Accordingly, the present invention is contrived to substantially obviate one or more problems due to limitations and disadvantages of the related art.
An object of the present invention is to provide a method of forming a floating gate in a flash memory device capable of completely removing a native oxide film grown between a first polysilicon film and a second polysilicon film and thus improving the operational reliability of the device.
Another object of the present invention is to provide a method of forming a floating gate in a flash memory device capable of completely removing a native oxide film within the interface of a first polysilicon film and a second polysilicon film, in such a manner that after the first polysilicon film is formed, a SiH4 gas is introduced to decompose the native oxide film, a N2 anneal process is implemented so that a H2 gas and an O2 gas of the decomposed native oxide film react to a N2 gas and are then outgassed, and the second polysilicon film is then formed.
Additional advantages, objects, and features of the invention will be set forth in part in the description which follows and in part will become apparent to those having ordinary skill in the art upon examination of the following or may be learned from practice of the invention. The objectives and other advantages of the invention may be realized and attained by the structure particularly pointed out in the written description and claims hereof as well as the appended drawings.
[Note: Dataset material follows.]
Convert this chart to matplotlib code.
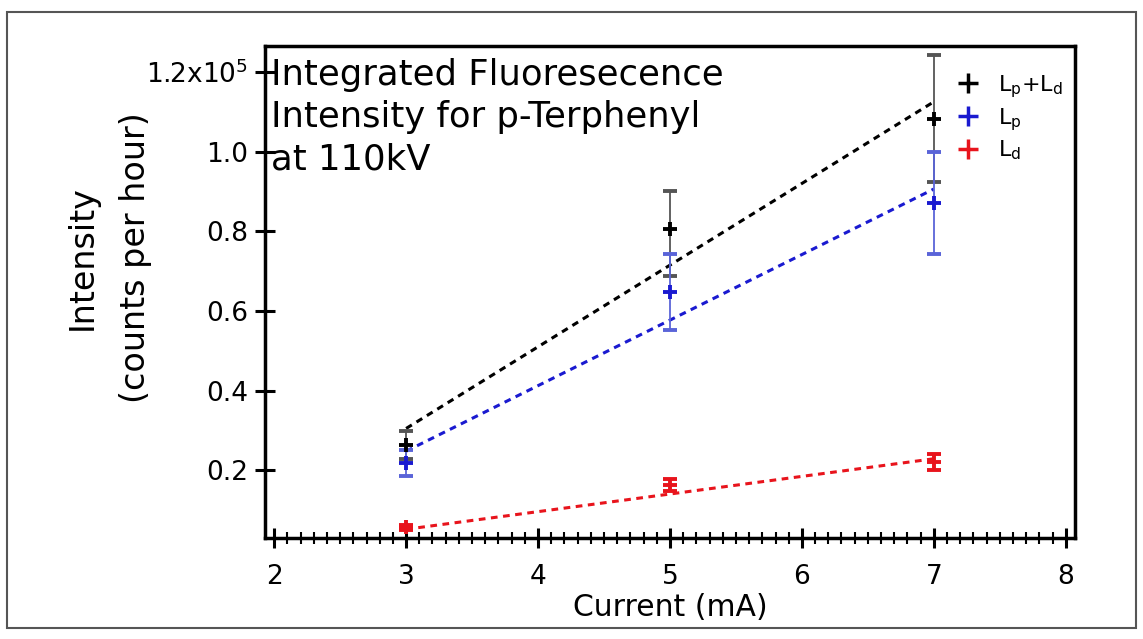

To achieve these objects and other advantages and in accordance with the purpose of the invention, as embodied and broadly described herein, a method of forming a floating gate in a flash memory device according to the present invention is characterized in that it comprises the steps of forming a tunnel oxide film and a first polysilicon film on a semiconductor substrate, etching given regions of the first polysilicon film and the tunnel oxide film and then etching the exposed semiconductor substrate by a given depth, thus forming a trench, forming an oxide film on the entire structure so that the trench is buried, and then polishing the oxide film to form an isolation film, decomposing a native oxide film grown on the first polysilicon film, implementing an anneal process to outgas the decomposed material, and then forming a second polysilicon film, and patterning the second polysilicon film and the first polysilicon film to form a floating gate.
In another aspect of the present invention, it is to be understood that both the foregoing general description and following detailed description of the present invention are exemplary and explanatory and are intended to provide further explanation of the invention as claimed.